Your video will play after ad…These are words that you will no longer have to read when you trawl YouTube in 2018. Earlier this week, YouTube announced that it plans to scrap the irritating 30 second unskippable ads that play before selected videos on its streaming service. A Google spokesperson explained the plan as a strategy to “focus instead on formats that work well for both users and advertisers”.
As if by magic, this news follows a recent Adtekr article that highlighted the flaws of streamed video ads currently on offer and the various ways that advertisers are beginning to innovate in order to stand out from the crowd. Exploring ways of improving viewer experience is not a new strategy for YouTube; in October 2015, YouTube released YouTube Red, a paid-for subscription service that provides advertising free streaming in selected countries. Although the service was popular, the recent plan to cut 30 second unskippable ads is a signal that Youtube is still taking the need for change seriously. Youtube has come under increasingly pressure to innovate from the likes of Twitter, Snap, Instagram and Facebook, who recently began testing mid-roll ads, where users are made to watch ads after viewing 20 seconds of video.
So how will this change impact YouTube, video owners and advertisers? The news is not as drastic as it first seems because YouTube will still allow 15 and 20 second unskippable ad formats. Ads generate huge profits for YouTube and video owners and the more views that ads get, the more money the advertisers pay. Although the revenue stream from this ad format may decrease, YouTube will generate profits from other more innovative formats. In addition, video owners now generate the bulk of their income from brand deals and internet-based platforms such as Patreon, that allow content creators to build their own subscription content service sites. Although this development may pose a challenge for brands with limited production budgets that don’t allow for multiple edits, this news will be no surprise to those who have already started to adapt to the changing digital environment. For example, Nestle recently admitted that appropriating TV ads online hasn’t worked. Essentially, advertisers will be forced to produce more engaging ads that are better suited to short form content and an increasing variety of devices.

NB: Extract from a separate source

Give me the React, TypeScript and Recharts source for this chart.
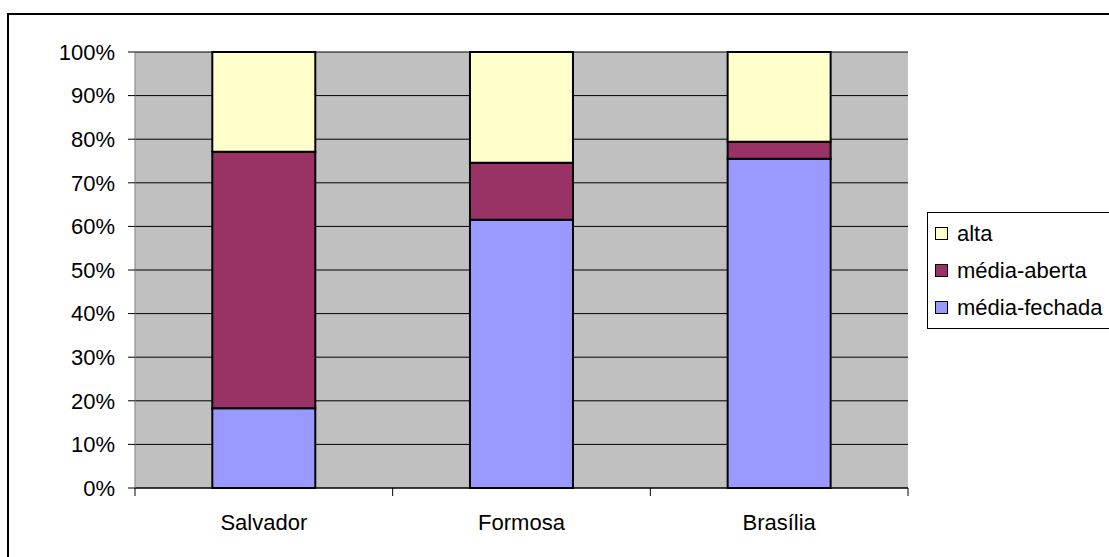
import { BarChart, Bar, XAxis, YAxis, CartesianGrid, Legend } from 'recharts';

const cities = ['Salvador', 'Formosa', 'Brasília'];
const mediaFechada = [18.3, 61.5, 75.5];
const mediaAberta = [58.8, 13.1, 3.9];
const alta = [22.9, 25.4, 20.6];
const yTicks = [0, 10, 20, 30, 40, 50, 60, 70, 80, 90, 100];

// ordem de empilhamento: de baixo para cima
const series = [
  { key: 'fechada', name: 'média-fechada', color: '#9999FF' },
  { key: 'aberta', name: 'média-aberta', color: '#993366' },
  { key: 'alta', name: 'alta', color: '#FFFFCC' },
];

const data = cities.map((city, i) => ({
  city,
  pos: i + 0.5,
  fechada: mediaFechada[i],
  aberta: mediaAberta[i],
  alta: alta[i],
}));

// divisões entre categorias (inteiros) e centros (x.5) para os rótulos
const boundaryTicks = cities.flatMap((_, i) => [i, i + 0.5]).concat(cities.length);

const font = '"Liberation Sans", Arial, sans-serif';

const XTick = (props: any) => {
  const { x, y, payload } = props;
  const v = payload.value as number;
  if (Number.isInteger(v)) {
    return <line x1={x} x2={x} y1={y - 8} y2={y} stroke="#000" strokeWidth={1} />;
  }
  return (
    <text x={x} y={y + 34} textAnchor="middle" fill="#000" fontSize={22} fontFamily={font}>
      {cities[Math.floor(v)]}
    </text>
  );
};

const LegendBox = () => (
  <div
    style={{
      border: '1px solid #000',
      background: '#fff',
      width: 200,
      height: 113,
      boxSizing: 'content-box',
      paddingTop: 2,
      paddingLeft: 7,
      fontFamily: font,
      fontSize: 22,
      color: '#000',
    }}
  >
    {[...series].reverse().map((s) => (
      <div key={s.key} style={{ height: 37, display: 'flex', alignItems: 'center' }}>
        <span
          style={{
            width: 11,
            height: 11,
            background: s.color,
            border: '1px solid #000',
            marginRight: 9,
            display: 'inline-block',
          }}
        />
        <span>{s.name}</span>
      </div>
    ))}
  </div>
);

export default function App() {
  return (
    <div
      style={{
        position: 'absolute',
        left: 0,
        top: 0,
        width: 1109,
        height: 557,
        background: '#fff',
        overflow: 'hidden',
      }}
    >
      <div
        style={{
          position: 'absolute',
          left: 7,
          top: 13,
          width: 1200,
          height: 700,
          border: '2px solid #000',
        }}
      />
      <div style={{ position: 'absolute', left: 0, top: 0 }}>
        <BarChart
          width={1109}
          height={557}
          data={data}
          margin={{ top: 52, right: 201, left: 0, bottom: 0 }}
          barCategoryGap="30%"
        >
          <CartesianGrid
            xAxisId="grid"
            vertical={false}
            stroke="#000"
            fill="#C0C0C0"
            fillOpacity={1}
          />
          <XAxis xAxisId="cat" dataKey="city" hide height={0} />
          <XAxis
            xAxisId="grid"
            dataKey="pos"
            type="number"
            domain={[0, cities.length]}
            allowDataOverflow
            ticks={boundaryTicks}
            interval={0}
            allowDecimals
            height={69}
            tickSize={8}
            tickMargin={0}
            tickLine={false}
            tick={<XTick />}
            axisLine={{ stroke: '#000' }}
          />
          <YAxis
            domain={[0, 100]}
            ticks={yTicks}
            interval={0}
            width={135}
            tickSize={7}
            tickMargin={13}
            tickFormatter={(v) => `${v}%`}
            tick={{ fontSize: 22, fill: '#000', fontFamily: font }}
            tickLine={{ stroke: '#000' }}
            axisLine={{ stroke: '#808080' }}
          />
          <YAxis
            yAxisId="r"
            orientation="right"
            domain={[0, 100]}
            width={0}
            tick={false}
            tickLine={false}
            axisLine={{ stroke: '#808080' }}
          />
          {series.map((s) => (
            <Bar
              key={s.key}
              xAxisId="cat"
              dataKey={s.key}
              name={s.name}
              stackId="a"
              fill={s.color}
              stroke="#000"
              strokeWidth={2}
              isAnimationActive={false}
            />
          ))}
          <Legend
            layout="vertical"
            align="center"
            verticalAlign="middle"
            content={<LegendBox />}
            wrapperStyle={{ left: 927, top: 212, width: 'auto' }}
          />
        </BarChart>
      </div>
    </div>
  );
}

What formats will YouTube look to exploit that work well for both users and advertisers? As well as allowing 15 and 20 second ads, a notable format that has gained particular traction on Youtube is the introduction of the bumper ad- unskippable 6 second ad clips. When they were revealed in 2016, Google product manager Zach Lupei described them as “little haikus of video ads” and revealed that YouTube would be working to roll out new ad formats that are adapted to the way people view content. So far they have received positive reception. Youtube have also recently released Mobile Live Streaming, that allows users to stream videos live simply by clicking on the capture button on their mobile and Super Chat, which allows users watching live streams to buy a chat message which stays pinned to chat window for five hours after.
Overall, the move to shorter ads presents a huge opportunity for content makers and advertisers to offer innovative new technologies and formats. It will push advertisers that are used to repurposing TV ads on digital channels to invest in creating shorter and more powerful content that balances user experience, expectation and ad revenue. Some might argue that 2018 is too far off and that YouTube should act faster to remain competitive but it is undeniably a step in the right direction.